One well-known example of a POCT is a urine test using a paper strip. In these tests, the different components of urine – such as red and white blood cells, glucose and the pH value – cause color changes on the reactive surfaces of the test strip. By comparing of the color patterns to a reference scale, the nurse can ascertain qualitative information about the concentration of the various substances in the sampled urine. In an even simpler exemplary procedure, the oxygen saturation of blood can be determined non-invasively through the skin by clipping an optical sensor to the fingertip of the patient. Previously, before the advent of these pulse oximeters, a blood sample had to be taken and sent to the central lab for testing.

More complex tests – for example, to detect certain viruses or bacteria – still depend on the elaborate infrastructure and specialist personnel of a central lab. Such tests often require additional steps in terms of sample preparation or pre-treatment, special temperature conditions or complex devices for analysis. In order to carry out these tests directly at the patients’ bedside in the hospital, the test procedures must be simplified and interaction with the user minimized. In ideal cases, the entire test is conducted independently on a single microfluidic system; i.e. the entire ‘lab’ is integrated on a chip and thus becomes a ‘lab on a chip’.

In recent decades, a great deal of research has been carried out in the field of microfluidics, particularly in the biosciences, with the aim of miniaturizing and automating lab experiments, diagnostic tests and (bio)chemical processes. Instead of pipetting discrete quantities of liquids from one container to another, today the liquid in a microfluidic system flows through the tiny channels of a manifold. The liquid in these channels is generally moved by external pumps or pressure sources to which the fluidic chip is connected. To control the applied pressures or stabilize the flow generated by the pump, the flow rate is measured using flow sensors. Thanks to their outstanding sensitivity even at extremely minimal flow rates, Sensirion’s microthermal mass flow meters for liquids set the industry standard in the precise monitoring of liquid flows in microfluidic systems.

The dimensions of the channels in the fluidic system have been significantly reduced down to the micrometer range, with the liquid volumes in the microliter or even nanoliter range. This enables the microfluidics to drastically reduce the sample and reagent quantities, enable faster reactions and thus increase throughput. And the smaller size of the fluidic system also means lower costs and smaller devices. Both are necessary conditions in order to conduct tests in a decentralized manner directly at the place of care; i.e. at the bedside, on the same hospital floor or in a doctor’s office. This, in turn, simplifies the logistics and provides faster results for better and more targeted treatment of patients.

Commercially available microfluidic POCT devices can be used, for example, to measure proteins used as biomarkers in the diagnosis of heart attacks. Other devices analyze blood samples to determine the composition of red and white blood cells, and their subtypes. Another application in medical technology is cytometry to determine the concentration of T helper cells in monitoring the immune systems of HIV/AIDS patients. Finally, efforts are also under way to transfer molecular-biological methods for the detection of, for example, antibiotic resistant bacteria via their DNA to point-of-care systems. Even genetic fingerprints for forensic purposes can be created using POCT devices.
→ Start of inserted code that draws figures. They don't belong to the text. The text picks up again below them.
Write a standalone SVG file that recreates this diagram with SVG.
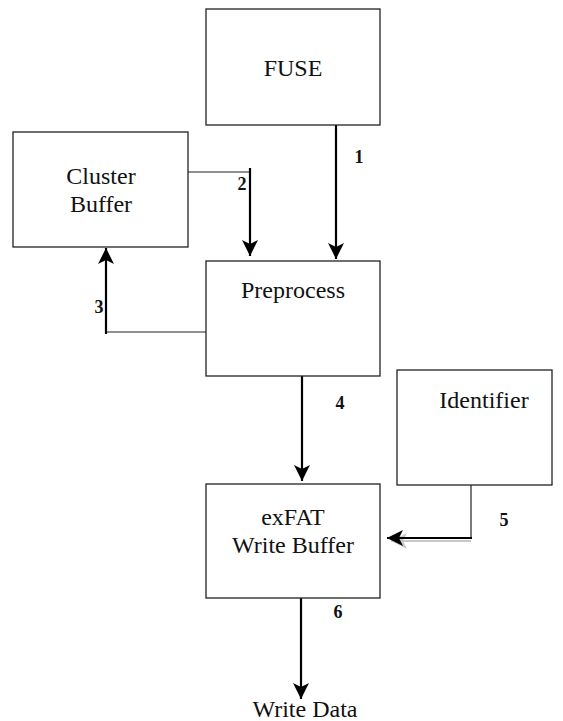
<svg xmlns="http://www.w3.org/2000/svg" width="563" height="721" viewBox="0 0 563 721">
<style>
.box{fill:#fff;stroke:#222;stroke-width:1.3}
.t{font-family:'Liberation Serif','DejaVu Serif',serif;font-size:24px;fill:#111;text-anchor:middle}
.n{font-family:'Liberation Serif','DejaVu Serif',serif;font-size:18px;font-weight:bold;fill:#111;text-anchor:middle}
.thick{stroke:#000;stroke-width:2.2;fill:none}
.thin{stroke:#222;stroke-width:1.2;fill:none}
.sh{stroke:#c8c8c8;stroke-width:2.2;fill:none}
</style>
<defs>
<marker id="ah" markerUnits="userSpaceOnUse" markerWidth="18" markerHeight="18" viewBox="0 0 18 18" refX="16" refY="9" orient="auto">
<path d="M0,1 L16,9 L0,17 L4,9 z" fill="#000"/>
</marker>
<marker id="ahs" markerUnits="userSpaceOnUse" markerWidth="18" markerHeight="18" viewBox="0 0 18 18" refX="16" refY="9" orient="auto">
<path d="M0,1 L16,9 L0,17 L4,9 z" fill="#c8c8c8"/>
</marker>
</defs>
<g id="connectors">
<line class="thick" x1="336" y1="125" x2="336" y2="259" marker-end="url(#ah)"/>
<text class="n" x="359" y="163">1</text>
<polyline class="thin" points="188,172 250,172"/>
<line class="thick" x1="250" y1="168" x2="250" y2="256" marker-end="url(#ah)"/>
<text class="n" x="242" y="190">2</text>
<polyline class="thin" points="206,332 106,332"/>
<line class="thick" x1="106" y1="334" x2="106" y2="248" marker-end="url(#ah)"/>
<text class="n" x="99" y="313">3</text>
<line class="thick" x1="302" y1="376" x2="302" y2="481" marker-end="url(#ah)"/>
<text class="n" x="340" y="409">4</text>
<line class="thin" x1="471" y1="485" x2="471" y2="538"/>
<line class="sh" x1="471" y1="541" x2="391" y2="541" marker-end="url(#ahs)"/>
<line class="thick" x1="472" y1="538" x2="387" y2="538" marker-end="url(#ah)"/>
<text class="n" x="504" y="526">5</text>
<line class="thick" x1="301" y1="598" x2="301" y2="699" marker-end="url(#ah)"/>
<text class="n" x="338" y="618">6</text>
</g>
<g id="fuse"><rect class="box" x="206" y="9" width="174" height="116"/><text class="t" x="293" y="76">FUSE</text></g>
<g id="cluster-buffer"><rect class="box" x="13" y="132" width="175" height="115"/><text class="t" x="101" y="184">Cluster</text><text class="t" x="101" y="212">Buffer</text></g>
<g id="preprocess"><rect class="box" x="206" y="261" width="174" height="115"/><text class="t" x="293" y="298">Preprocess</text></g>
<g id="identifier"><rect class="box" x="397" y="370" width="155" height="115"/><text class="t" x="484" y="408">Identifier</text></g>
<g id="exfat-write-buffer"><rect class="box" x="206" y="484" width="174" height="114"/><text class="t" x="293" y="525">exFAT</text><text class="t" x="293" y="553">Write Buffer</text></g>
<g id="write-data"><text class="t" x="305" y="717">Write Data</text></g>
</svg>
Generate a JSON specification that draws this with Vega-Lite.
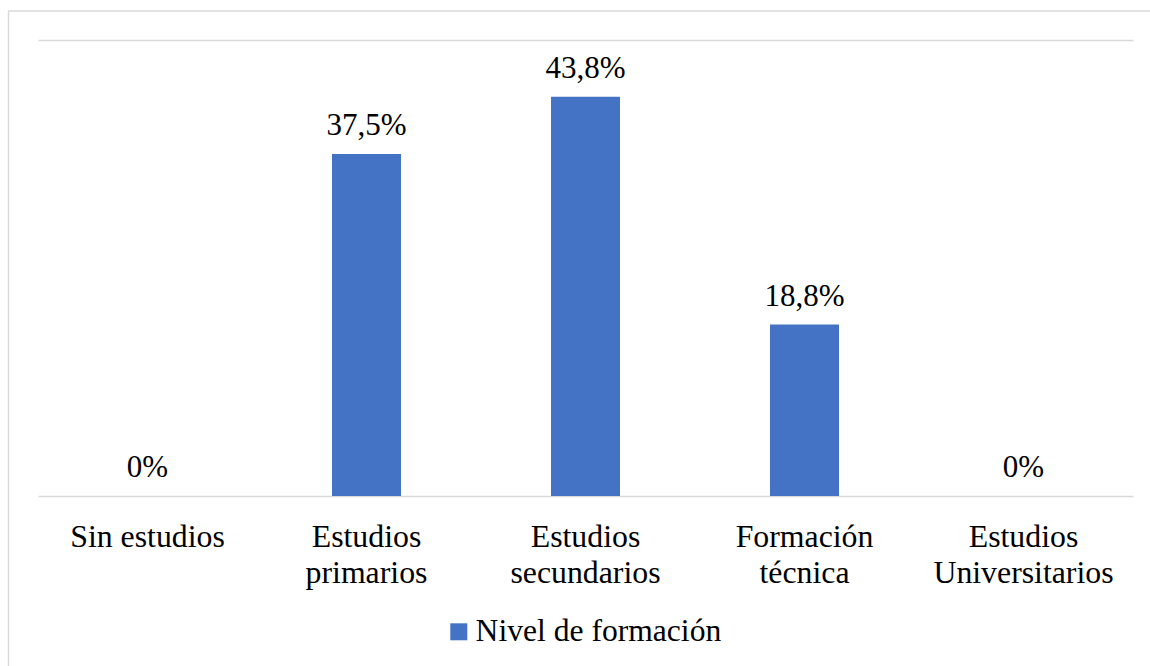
{
  "$schema": "https://vega.github.io/schema/vega-lite/v6.json",
  "width": 1142,
  "height": 655,
  "autosize": {"type": "none"},
  "padding": {"left": 8, "top": 11, "right": 0, "bottom": 0},
  "background": "white",
  "config": {
    "locale": {"number": {"decimal": ",", "thousands": ".", "grouping": [3], "currency": ["", " €"]}},
    "view": {"stroke": null},
    "font": "Times New Roman",
    "text": {"font": "Times New Roman"},
    "legend": {"labelFont": "Times New Roman"},
    "axis": {"labelFont": "Times New Roman"}
  },
  "layer": [
    {
      "data": {"values": [
        {"nivel": "Sin estudios", "porcentaje": 0, "serie": "Nivel de formación"},
        {"nivel": "Estudios primarios", "porcentaje": 0.375, "serie": "Nivel de formación"},
        {"nivel": "Estudios secundarios", "porcentaje": 0.438, "serie": "Nivel de formación"},
        {"nivel": "Formación técnica", "porcentaje": 0.188, "serie": "Nivel de formación"},
        {"nivel": "Estudios Universitarios", "porcentaje": 0, "serie": "Nivel de formación"}
      ]},
      "layer": [
        {
          "mark": {"type": "bar"},
          "encoding": {
            "x": {
              "field": "nivel", "type": "nominal", "sort": null,
              "scale": {"range": [30, 1125], "paddingInner": 0.685, "paddingOuter": 0.3425},
              "axis": {
                "title": null, "orient": "bottom", "offset": -170,
                "domain": false, "ticks": false, "tickSize": 0,
                "labelAngle": 0, "labelFontSize": 31.8,
                "labelColor": "#000000", "labelPadding": 25, "labelLineHeight": 36,
                "labelLimit": 0, "labelOverlap": false, "labelBound": false,
                "labelExpr": "datum.label == 'Sin estudios' ? datum.label : split(datum.label, ' ')"
              }
            },
            "y": {
              "field": "porcentaje", "type": "quantitative",
              "scale": {"domain": [-0.1865, 0.532], "nice": false, "zero": false},
              "axis": {
                "title": null, "values": [0, 0.5], "labels": false, "ticks": false,
                "domain": true, "domainColor": "#d9d9d9", "domainWidth": 1.5,
                "grid": true, "gridColor": "#d9d9d9", "gridWidth": 1.5
              }
            },
            "y2": {"datum": 0},
            "color": {
              "field": "serie", "type": "nominal",
              "scale": {"range": ["#4472C4"]},
              "legend": {
                "title": null, "orient": "none", "legendX": 435, "legendY": 605,
                "padding": 0, "symbolType": "square", "symbolSize": 289,
                "symbolStrokeWidth": 0, "symbolOpacity": 1, "labelOffset": 1,
                "labelFontSize": 31.6, "labelColor": "#000000",
                "labelLimit": 0
              }
            }
          }
        },
        {
          "mark": {"type": "text", "baseline": "alphabetic", "dy": -19, "fontSize": 31, "color": "#000000"},
          "encoding": {
            "x": {"field": "nivel", "type": "nominal", "sort": null},
            "y": {"field": "porcentaje", "type": "quantitative"},
            "text": {"field": "porcentaje", "type": "quantitative", "format": ".1~%"}
          }
        }
      ]
    },
    {
      "data": {"values": [{"borde": "superior"}]},
      "mark": {"type": "rule", "color": "#d9d9d9", "strokeWidth": 1.5},
      "encoding": {"y": {"datum": 0.532}}
    }
  ]
}
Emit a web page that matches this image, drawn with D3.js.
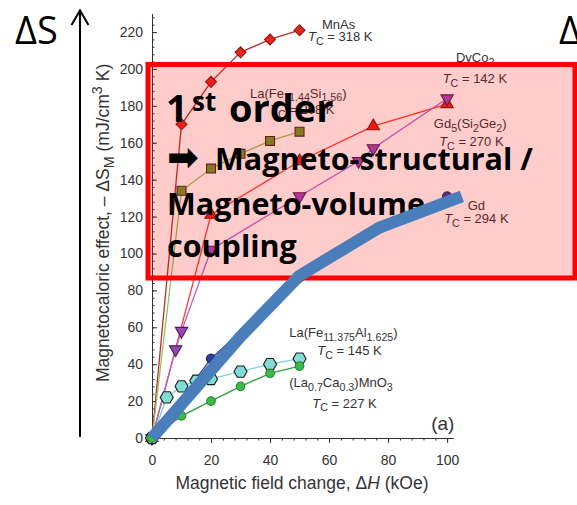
<!DOCTYPE html>
<html>
<head>
<meta charset="utf-8">
<script src="https://cdn.jsdelivr.net/npm/d3@7"></script>
<style>
    body { margin: 0; background: #fff; }
    svg { display: block; }
</style>
</head>
<body>
<div id="chart"></div>
<script>
// field change (kOe) and -dS_M (mJ/cm3 K)
const mnAsField = [0, 10, 20, 30, 40, 50];
const mnAsEntropy = [0, 170, 193, 209, 216, 221];
const laFeSiField = [0, 10, 20, 30, 40, 50];
const laFeSiEntropy = [0, 134, 146, 154, 161, 166];
const gdSiGeField = [0, 20, 50, 75, 100];
const gdSiGeEntropy = [0, 121, 150, 169, 181];
const dyCoField = [0, 8, 10, 20, 50, 70, 75, 100];
const dyCoEntropy = [0, 48, 58, 102, 131, 150, 157, 184];
const gdField = [0, 20, 50, 100];
const gdEntropy = [0, 43, 87, 131];
const laFeAlField = [0, 5, 10, 15, 20, 30, 40, 50];
const laFeAlEntropy = [0, 22, 28, 31, 32, 36, 40, 43];
const lcmoField = [0, 10, 20, 30, 40, 50];
const lcmoEntropy = [0, 12, 20, 28, 35, 39];

// thick hand-drawn line on the slide
const trendField = [0, 30, 50, 77, 105];
const trendEntropy = [0, 55, 88, 114, 131];

const xTicks = [0, 20, 40, 60, 80, 100];
const yTicks = [0, 20, 40, 60, 80, 100, 120, 140, 160, 180, 200, 220];

const width = 577;
const height = 505;
const font = 'Liberation Sans, Arial, sans-serif';
const slideFont = 'Open Sans, sans-serif';

const hexagon = {
    draw(context, size) {
        const r = Math.sqrt(size / (1.5 * Math.sqrt(3)));
        for (let i = 0; i < 6; i++) {
            const a = i * Math.PI / 3;
            if (i === 0) context.moveTo(r * Math.cos(a), r * Math.sin(a));
            else context.lineTo(r * Math.cos(a), r * Math.sin(a));
        }
        context.closePath();
    }
};

const zip = (xs, ys) => xs.map((v, i) => ({ h: v, s: ys[i] }));

const series = [
    { points: zip(mnAsField, mnAsEntropy), line: '#b0302c', type: d3.symbolSquare, size: 60, rotate: 45, fill: '#e8261e', edge: '#8a1612' },
    { points: zip(laFeSiField, laFeSiEntropy), line: '#93c15c', type: d3.symbolSquare, size: 80, rotate: 0, fill: '#68982c', edge: '#3e2a18' },
    { points: zip(gdSiGeField, gdSiGeEntropy), line: '#ff3a2e', type: d3.symbolTriangle, size: 66, rotate: 0, fill: '#e8221a', edge: '#7a1410' },
    { points: zip(dyCoField, dyCoEntropy), line: '#b660cc', type: d3.symbolTriangle, size: 66, rotate: 180, fill: '#9a48b8', edge: '#4a1a5a' },
    { points: zip(gdField, gdEntropy), line: '#3a3a8a', type: d3.symbolCircle, size: 66, rotate: 0, fill: '#2b3f9e', edge: '#1a2050' },
    { points: zip(laFeAlField, laFeAlEntropy), line: '#72d6d2', type: hexagon, size: 110, rotate: 0, fill: '#80dcd4', edge: '#1a1a1a' },
    { points: zip(lcmoField, lcmoEntropy), line: '#2f9e40', type: d3.symbolCircle, size: 58, rotate: 0, fill: '#3dbb48', edge: '#2a8a30' }
];

const svg = d3.select('#chart')
    .append('svg')
    .attr('width', width)
    .attr('height', height);

const x = d3.scaleLinear().domain([0, 102]).range([152, 453]);
const y = d3.scaleLinear().domain([0, 230]).range([438, 13.6]);

// text with sub/superscript and italic pieces
function richText(parent, px, py, parts, size) {
    const text = parent.append('text')
        .attr('x', px)
        .attr('y', py)
        .attr('font-size', size);
    let shift = 0;
    parts.forEach(([str, mode]) => {
        const off = mode === 'sub' ? size * 0.3 : mode === 'sup' ? -size * 0.4 : 0;
        const t = text.append('tspan').attr('dy', off - shift).text(str);
        if (mode === 'sub' || mode === 'sup') t.attr('font-size', size * 0.82);
        if (mode === 'it') t.attr('font-style', 'italic');
        shift = off;
    });
    return text;
}

const chart = svg.append('g')
    .attr('font-family', font)
    .attr('fill', '#333');

// axes
const styleAxis = g => {
    g.selectAll('path, line').attr('stroke', '#333');
    g.selectAll('text').attr('fill', '#333').attr('font-family', font).attr('font-size', 14);
};

chart.append('g')
    .attr('transform', `translate(0, ${y(0)})`)
    .call(d3.axisBottom(x).tickValues(d3.range(0, 101, 4)).tickSizeInner(2.5).tickSizeOuter(0).tickFormat(''))
    .call(styleAxis);

chart.append('g')
    .attr('transform', `translate(0, ${y(0)})`)
    .call(d3.axisBottom(x).tickValues(xTicks).tickSizeInner(5).tickSizeOuter(0).tickPadding(12))
    .call(styleAxis);

chart.append('g')
    .attr('transform', `translate(${x(0)}, 0)`)
    .call(d3.axisLeft(y).tickValues(d3.range(0, 229, 4)).tickSizeInner(-2.5).tickSizeOuter(0).tickFormat(''))
    .call(styleAxis);

chart.append('g')
    .attr('transform', `translate(${x(0)}, 0)`)
    .call(d3.axisLeft(y).tickValues(yTicks).tickSizeInner(-5).tickSizeOuter(0).tickPadding(9))
    .call(styleAxis);

// axis titles
richText(chart, 302, 489, [['Magnetic field change, Δ'], ['H', 'it'], [' (kOe)']], 17.5)
    .attr('text-anchor', 'middle');

richText(chart.append('g').attr('transform', 'translate(109, 382) rotate(-90)'), 0, 0,
    [['Magnetocaloric effect, – ΔS'], ['M', 'sub'], [' (mJ/cm'], ['3', 'sup'], [' K)']], 17.5);

// series
const line = d3.line()
    .x(d => x(d.h))
    .y(d => y(d.s));

series.forEach(sr => {
    chart.append('path')
        .datum(sr.points)
        .attr('fill', 'none')
        .attr('stroke', sr.line)
        .attr('stroke-width', 1.3)
        .attr('d', line);

    chart.selectAll(null)
        .data(sr.points)
        .enter().append('path')
        .attr('transform', d => `translate(${x(d.h)}, ${y(d.s)}) rotate(${sr.rotate})`)
        .attr('d', d3.symbol().type(sr.type).size(sr.size))
        .attr('fill', sr.fill)
        .attr('stroke', sr.edge)
        .attr('stroke-width', 1.1);
});

// curve labels
const tc = t => [['T', 'it'], ['C', 'sub'], [` = ${t} K`]];
const labels = [
    { h: 57.6, s: 221.5, parts: [['MnAs']] },
    { h: 52.9, s: 215, parts: tc(318) },
    { h: 33.2, s: 184.5, parts: [['La(Fe'], ['11.44', 'sub'], ['Si'], ['1.56', 'sub'], [')']] },
    { h: 40, s: 175.5, parts: tc(208) },
    { h: 103, s: 203.5, parts: [['DyCo'], ['2', 'sub']] },
    { h: 98.5, s: 192.5, parts: tc(142) },
    { h: 95.5, s: 168, parts: [['Gd'], ['5', 'sub'], ['(Si'], ['2', 'sub'], ['Ge'], ['2', 'sub'], [')']] },
    { h: 97.3, s: 158, parts: tc(270) },
    { h: 107, s: 123.5, parts: [['Gd']] },
    { h: 99, s: 116.5, parts: tc(294) },
    { h: 46.5, s: 54.5, parts: [['La(Fe'], ['11.375', 'sub'], ['Al'], ['1.625', 'sub'], [')']] },
    { h: 56, s: 45, parts: tc(145) },
    { h: 46.5, s: 27.5, parts: [['(La'], ['0.7', 'sub'], ['Ca'], ['0.3', 'sub'], [')MnO'], ['3', 'sub']] },
    { h: 54.3, s: 16.5, parts: tc(227) }
];

labels.forEach(l => richText(chart, x(l.h), y(l.s), l.parts, 13));

chart.append('text')
    .attr('x', x(94.6))
    .attr('y', y(4.3))
    .attr('font-size', 19)
    .text('(a)');

// slide overlay: pink box
svg.append('rect')
    .attr('x', 148)
    .attr('y', 64.5)
    .attr('width', 427)
    .attr('height', 213.5)
    .attr('fill', 'rgba(255, 0, 0, 0.2)')
    .attr('stroke', '#ff0000')
    .attr('stroke-width', 5);

const slide = svg.append('g')
    .attr('font-family', slideFont)
    .attr('font-weight', 'bold')
    .attr('fill', '#000');

const first = slide.append('text').attr('y', 122).attr('font-size', 38);
first.append('tspan').attr('x', 166).text('1');
first.append('tspan').attr('x', 192).attr('dy', -11).attr('font-size', 26).text('st');
first.append('tspan').attr('x', 229).attr('dy', 11).text('order');

const second = slide.append('text').attr('y', 170).attr('font-size', 30.5);
second.append('tspan').attr('x', 167).attr('font-family', 'DejaVu Sans').attr('font-size', 38).text('➡');
second.append('tspan').attr('x', 215).text('Magneto-structural /');

slide.append('text').attr('x', 167).attr('y', 215).attr('font-size', 30.5).text('Magneto-volume');
slide.append('text').attr('x', 167).attr('y', 257).attr('font-size', 30.5).text('coupling');

// thick trend line
svg.append('path')
    .datum(zip(trendField, trendEntropy))
    .attr('fill', 'none')
    .attr('stroke', '#4a7ebb')
    .attr('stroke-width', 12)
    .attr('d', line);

// ΔS arrows on the slide
const delta = svg.append('g')
    .attr('font-family', slideFont)
    .attr('font-size', 38)
    .attr('fill', '#000');
delta.append('text').attr('x', 15).attr('y', 44).text('ΔS');
delta.append('text').attr('x', 559).attr('y', 44).text('ΔS');

svg.append('line')
    .attr('x1', 80).attr('y1', 437)
    .attr('x2', 80).attr('y2', 11)
    .attr('stroke', '#000')
    .attr('stroke-width', 2);

svg.append('path')
    .attr('d', 'M71.5,25L80,10.5L88.5,25')
    .attr('fill', 'none')
    .attr('stroke', '#000')
    .attr('stroke-width', 2);
</script>
</body>
</html>
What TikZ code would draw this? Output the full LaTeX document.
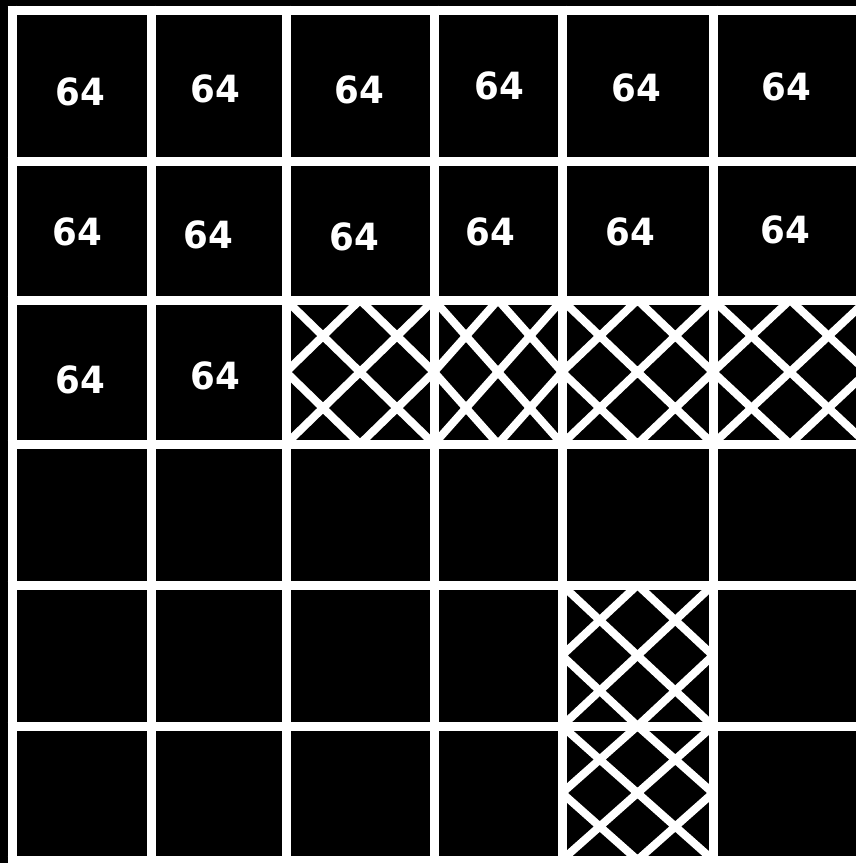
\documentclass[tikz,border=0pt]{standalone}
\usepackage{fontspec}
\usepackage{graphicx}
\setmainfont{DejaVu Sans}
\begin{document}
\begin{tikzpicture}[x=1pt,y=-1pt,
  gridline/.style={white,line width=9pt},
  hatch/.style={white,line width=8pt},
  num/.style={text=white,font=\fontsize{37.5}{40}\selectfont\bfseries,inner sep=0pt}]
\fill[black] (0,0) rectangle (856,863);
\useasboundingbox (0,0) rectangle (856,863);
% hatched cells
\foreach \l/\t/\r/\b in {286/300/434/444, 434/300/562/444, 562/300/713/444, 713/300/867/444, 562/585/713/726, 562/726/713/860} {
  \begin{scope}
    \clip (\l,\t) rectangle (\r,\b);
    \draw[hatch] (\l,\t) -- (\r,\b) (\l,\b) -- (\r,\t);
    \draw[hatch] ({(\l+\r)/2},\t) -- (\l,{(\t+\b)/2}) -- ({(\l+\r)/2},\b) -- (\r,{(\t+\b)/2}) -- cycle;
  \end{scope}
}
% grid
\foreach \y in {10,161,300,444,585,726,860}
  \draw[gridline] (7.5,\y) -- (856,\y);
\foreach \x in {12,151,286,434,562,713}
  \draw[gridline] (\x,5.5) -- (\x,863);
% numbers
\node[num] (a1) at (80,92) {\scalebox{0.95}[1]{64}};
\node[num] (a2) at (215,89) {\scalebox{0.95}[1]{64}};
\node[num] (a3) at (359,90) {\scalebox{0.95}[1]{64}};
\node[num] (a4) at (499,86) {\scalebox{0.95}[1]{64}};
\node[num] (a5) at (636,88) {\scalebox{0.95}[1]{64}};
\node[num] (a6) at (786,87) {\scalebox{0.95}[1]{64}};
\node[num] (b1) at (77,232) {\scalebox{0.95}[1]{64}};
\node[num] (b2) at (208,235) {\scalebox{0.95}[1]{64}};
\node[num] (b3) at (354,237) {\scalebox{0.95}[1]{64}};
\node[num] (b4) at (490,232) {\scalebox{0.95}[1]{64}};
\node[num] (b5) at (630,232) {\scalebox{0.95}[1]{64}};
\node[num] (b6) at (785,230) {\scalebox{0.95}[1]{64}};
\node[num] (c1) at (80,380) {\scalebox{0.95}[1]{64}};
\node[num] (c2) at (215,376) {\scalebox{0.95}[1]{64}};
\end{tikzpicture}
\end{document}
However, microfluidics play an increasingly important role in areas other than the clinical field, such as research and development and industrial process monitoring. In particular, microbiology is absolutely critical today in the food and drinks production sector; it is used to monitor the quality of yeast cells that ferment malt to beer, and the bacterial populations in milk, which must not exceed certain threshold values. Hitherto, discrete samples have been diverted from the production process and sent to laboratories for testing; now new types of miniaturized flow cytometers enable direct verification of individual production lots or even continuous monitoring on the production line.